Commissioners for Revenue and Customs Bill
Lord Barnett (Labour)
My Lords, perhaps I should declare a past interest. Somebody suggested to me that I was moving the amendment standing in my name and that of my noble friend Lord Sheldon only to reward my old friends. This is, of course, totally untrue. I would not dream of such a thing—not through the public purse, anyway.
The amendment relates to the current rewards apparently paid by both the Inland Revenue and Customs and Excise. The figures previously given to us indicated that Customs and Excise rewards were in excess of £900,000, whereas the Inland Revenue gave rewards of only about £100. There is therefore some discrepancy. I am not seeking to help noble friends in the accountancy profession, or even in the legal profession where I still have friends—perhaps even including my noble and learned friend the Attorney-General. My friends in the legal profession whom I have used have never been quite as distinguished as my noble and learned friend, but I would not dream of suggesting that they should get rewards for their own sake.

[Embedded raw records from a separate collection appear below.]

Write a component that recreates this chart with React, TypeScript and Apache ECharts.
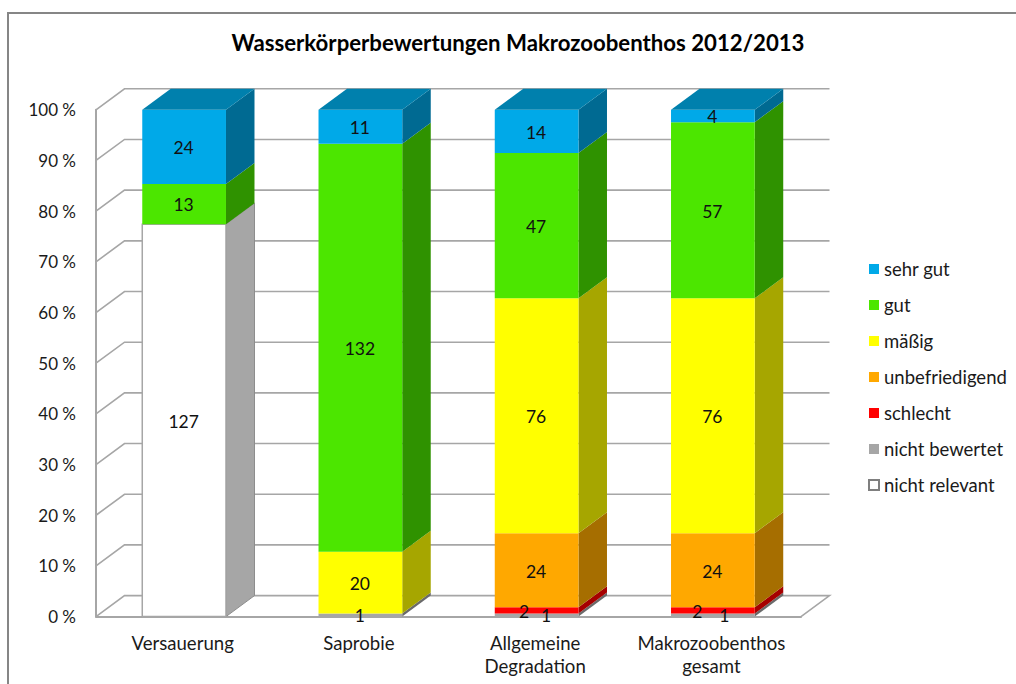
import React, { useEffect, useRef } from "react";
import * as echarts from "echarts";

const categories = ["Versauerung", "Saprobie", "Allgemeine\nDegradation", "Makrozoobenthos\ngesamt"];
const yTicks = [0, 10, 20, 30, 40, 50, 60, 70, 80, 90, 100];

const nichtRelevant = [127, 0, 0, 0];
const nichtBewertet = [0, 1, 1, 1];
const schlecht = [0, 0, 2, 2];
const unbefriedigend = [0, 0, 24, 24];
const maessig = [0, 20, 76, 76];
const gut = [13, 132, 47, 57];
const sehrGut = [24, 11, 14, 4];

// bottom to top
const stackNames = ["nicht relevant", "nicht bewertet", "schlecht", "unbefriedigend", "mäßig", "gut", "sehr gut"];
const stackValues = [nichtRelevant, nichtBewertet, schlecht, unbefriedigend, maessig, gut, sehrGut];
const frontColors = ["#ffffff", "#a6a6a6", "#ff0000", "#ffa800", "#ffff00", "#4ce600", "#00a9e8"];
const sideColors = ["#a6a6a6", "#6a6a6a", "#a60000", "#a66e00", "#a6a600", "#2f9200", "#006a92"];
const topColors = ["#c8c8c8", "#7d7d7d", "#c00000", "#c08000", "#c0c000", "#38ab00", "#0080ad"];
const legendOrder = ["sehr gut", "gut", "mäßig", "unbefriedigend", "schlecht", "nicht bewertet", "nicht relevant"];

const FONT = "Lato";
const DEPTH_X = 28.5;
const DEPTH_Y = 21;
const BAR_SHARE = 0.475;
const GRID_GREY = "#a6a6a6";
const TEXT = "#1a1a1a";

// sideways shift of the smallest labels: [series, category, dx]
const labelShifts: [number, number, number][] = [
  [1, 2, 10],
  [2, 2, -12],
  [1, 3, 12],
  [2, 3, -15],
];

const totals = categories.map((_, c) => stackValues.reduce((s, v) => s + v[c], 0));

function segments(seriesIdx: number) {
  return categories
    .map((_, c) => {
      const below = stackValues.slice(0, seriesIdx).reduce((s, v) => s + v[c], 0);
      const val = stackValues[seriesIdx][c];
      return [c, (below / totals[c]) * 100, ((below + val) / totals[c]) * 100, val];
    })
    .filter((row) => row[3] > 0);
}

export default function App() {
  const ref = useRef<HTMLDivElement>(null);
  useEffect(() => {
    const chart = echarts.init(ref.current!, null, { renderer: "svg" });

    const wallSeries: any = {
      type: "custom",
      name: "wall",
      silent: true,
      z: 1,
      data: yTicks.map((t) => [0, t]),
      encode: { x: 0, y: 1 },
      renderItem: (params: any, api: any) => {
        const cs = params.coordSys;
        const y = api.coord([0, api.value(1)])[1];
        const left = cs.x;
        const right = cs.x + cs.width;
        const lineStyle = { stroke: GRID_GREY, lineWidth: 1.6, fill: "none" };
        const pts: number[][] = [
          [left, y],
          [left + DEPTH_X, y - DEPTH_Y],
          [right + DEPTH_X, y - DEPTH_Y],
        ];
        if (api.value(1) === 0) pts.push([right, y]);
        return { type: "polyline", shape: { points: pts }, style: lineStyle };
      },
    };

    const barSeries: any[] = stackNames.map((name, si) => ({
      type: "custom",
      name,
      silent: true,
      z: 3 + si,
      itemStyle: si === 0
        ? { color: "#ffffff", borderColor: "#7f7f7f", borderWidth: 2 }
        : { color: frontColors[si] },
      data: segments(si),
      encode: { x: 0, y: [1, 2] },
      renderItem: (params: any, api: any) => {
        const c = api.value(0);
        const lo = api.coord([c, api.value(1)]);
        const hi = api.coord([c, api.value(2)]);
        const w = api.size([1, 0])[0] * BAR_SHARE;
        const x0 = lo[0] - w / 2;
        const x1 = lo[0] + w / 2;
        const yb = lo[1];
        const yt = hi[1];
        const white = si === 0;
        const children: any[] = [
          {
            type: "polygon",
            shape: { points: [[x1, yb], [x1 + DEPTH_X, yb - DEPTH_Y], [x1 + DEPTH_X, yt - DEPTH_Y], [x1, yt]] },
            style: { fill: sideColors[si], stroke: white ? "#8c8c8c" : sideColors[si], lineWidth: white ? 1 : 0 },
          },
          {
            type: "polygon",
            shape: { points: [[x0, yb], [x1, yb], [x1, yt], [x0, yt]] },
            style: { fill: frontColors[si], stroke: white ? GRID_GREY : frontColors[si], lineWidth: white ? 1.5 : 0 },
          },
        ];
        if (Math.abs(api.value(2) - 100) < 1e-6) {
          children.push({
            type: "polygon",
            shape: { points: [[x0, yt], [x1, yt], [x1 + DEPTH_X, yt - DEPTH_Y], [x0 + DEPTH_X, yt - DEPTH_Y]] },
            style: { fill: topColors[si] },
          });
        }
        return { type: "group", children };
      },
    }));

    const labelSeries: any[] = [
      {
        type: "custom",
        name: "labels",
        silent: true,
        z: 20,
        data: stackNames.flatMap((_, si) => segments(si).map((r) => [r[0], r[1], r[2], r[3], si])),
        encode: { x: 0, y: [1, 2] },
        renderItem: (_params: any, api: any) => {
          const c = api.value(0);
          const si = api.value(4);
          const p = api.coord([c, (api.value(1) + api.value(2)) / 2]);
          const shift = labelShifts.find((s) => s[0] === si && s[1] === c);
          return {
            type: "text",
            x: p[0] + (shift ? shift[2] : 0) - 0.5,
            y: p[1] + 0.8,
            style: {
              text: String(api.value(3)),
              fill: "#111111",
              font: `17.5px ${FONT}`,
              align: "center",
              verticalAlign: "middle",
            },
          };
        },
      },
    ];

    chart.setOption({
      animation: false,
      backgroundColor: "#ffffff",
      title: {
        text: "Wasserkörperbewertungen Makrozoobenthos 2012/2013",
        left: 513,
        top: 26,
        textAlign: "center",
        textStyle: { fontFamily: FONT, fontSize: 22.2, fontWeight: "bold", color: "#000000" },
      },
      grid: { left: 96, top: 109.8, width: 705, height: 506.8, containLabel: false },
      xAxis: {
        type: "category",
        data: categories,
        axisTick: { show: false },
        axisLine: { lineStyle: { color: GRID_GREY, width: 2 } },
        axisLabel: { fontFamily: FONT, fontSize: 18.6, color: TEXT, margin: 15, lineHeight: 23, interval: 0, padding: [0, 3, 0, 0] },
      },
      yAxis: {
        type: "value",
        min: 0,
        max: 100,
        interval: 10,
        splitLine: { show: false },
        axisTick: { show: false },
        axisLine: { show: true, lineStyle: { color: GRID_GREY, width: 2 } },
        axisLabel: { fontFamily: FONT, fontSize: 17, color: TEXT, margin: 20, formatter: "{value} %" },
      },
      legend: {
        orient: "vertical",
        left: 868,
        top: 259.5,
        padding: 0,
        itemWidth: 10,
        itemHeight: 10,
        itemGap: 17,
        icon: "rect",
        data: legendOrder,
        selectedMode: false,
        textStyle: { fontFamily: FONT, fontSize: 18.5, color: TEXT },
      },
      graphic: [
        {
          type: "polyline",
          shape: { points: [[8, 684], [8, 13], [1016, 13]] },
          style: { stroke: "#868686", lineWidth: 2, fill: "none" },
          silent: true,
        },
      ],
      series: [wallSeries, ...barSeries, ...labelSeries],
    });
    return () => chart.dispose();
  }, []);
  return <div ref={ref} style={{ position: "absolute", left: 0, top: 0, width: 1016, height: 684 }} />;
}
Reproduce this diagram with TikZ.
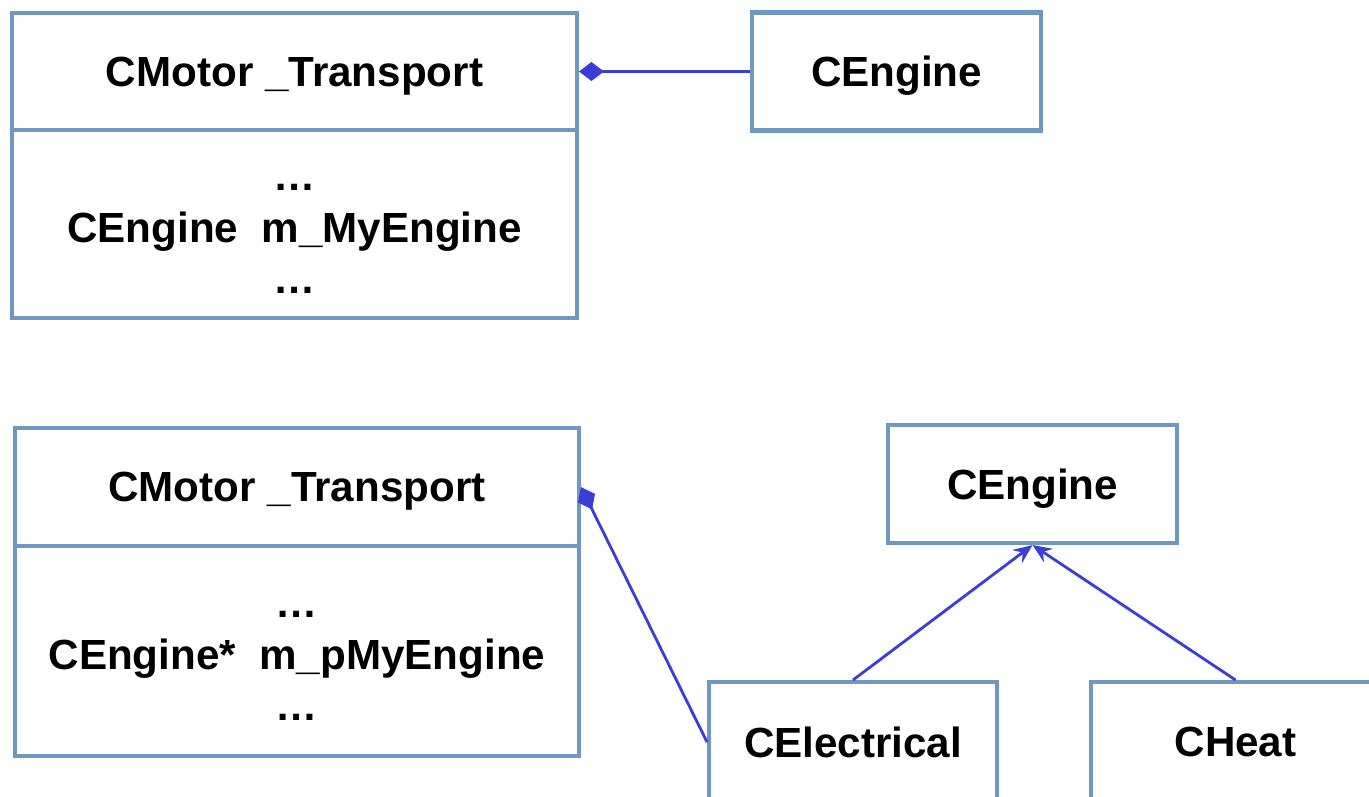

I seek to ensure that those with direct knowledge of legitimate tax avoidance and, in particular, illegitimate tax evasion should be more helpful in ensuring that the public purse is less burdened. In my experience, most accountants and lawyers have nothing to do with tax evasion, as I am sure is still the case, but they will have knowledge on the border. I am sure that the noble Baroness, Lady Noakes, will have no knowledge of tax evasion, at least not in her direct experience, I hope and believe.
Legitimate avoidance is often not disclosed. I have in mind the recruitment of retired professional people with direct knowledge of major tax avoidance schemes, about which it takes the Inland Revenue a long time to learn. It might get to know about them earlier with the help of rewards in the appropriate direction. Nobody could have rewarded me in those circumstances to provide that information, but I am sure that the noble Baroness, Lady Noakes, would be only too happy to oblige, now that she has retired from the senior professional position that she held.
It often takes the Inland Revenue a long time to learn about major schemes in general of tax avoidance. So somebody with direct experience in those fields could be very helpful. They may find a few pounds even more helpful once they have retired. I am not referring to the noble Baroness because I know that she will have had both a huge salary and a huge pension in her retirement—or semi-retirement now—but others might find it useful.
I do not seek to use public money to help the professions. In net terms it would be a great help to the public purse if disclosure were made at an early stage to the Inland Revenue in particular. Given that I have been so helpful to my noble and learned friend during these debates and in the past, I hope that he will agree to the amendment. I beg to move.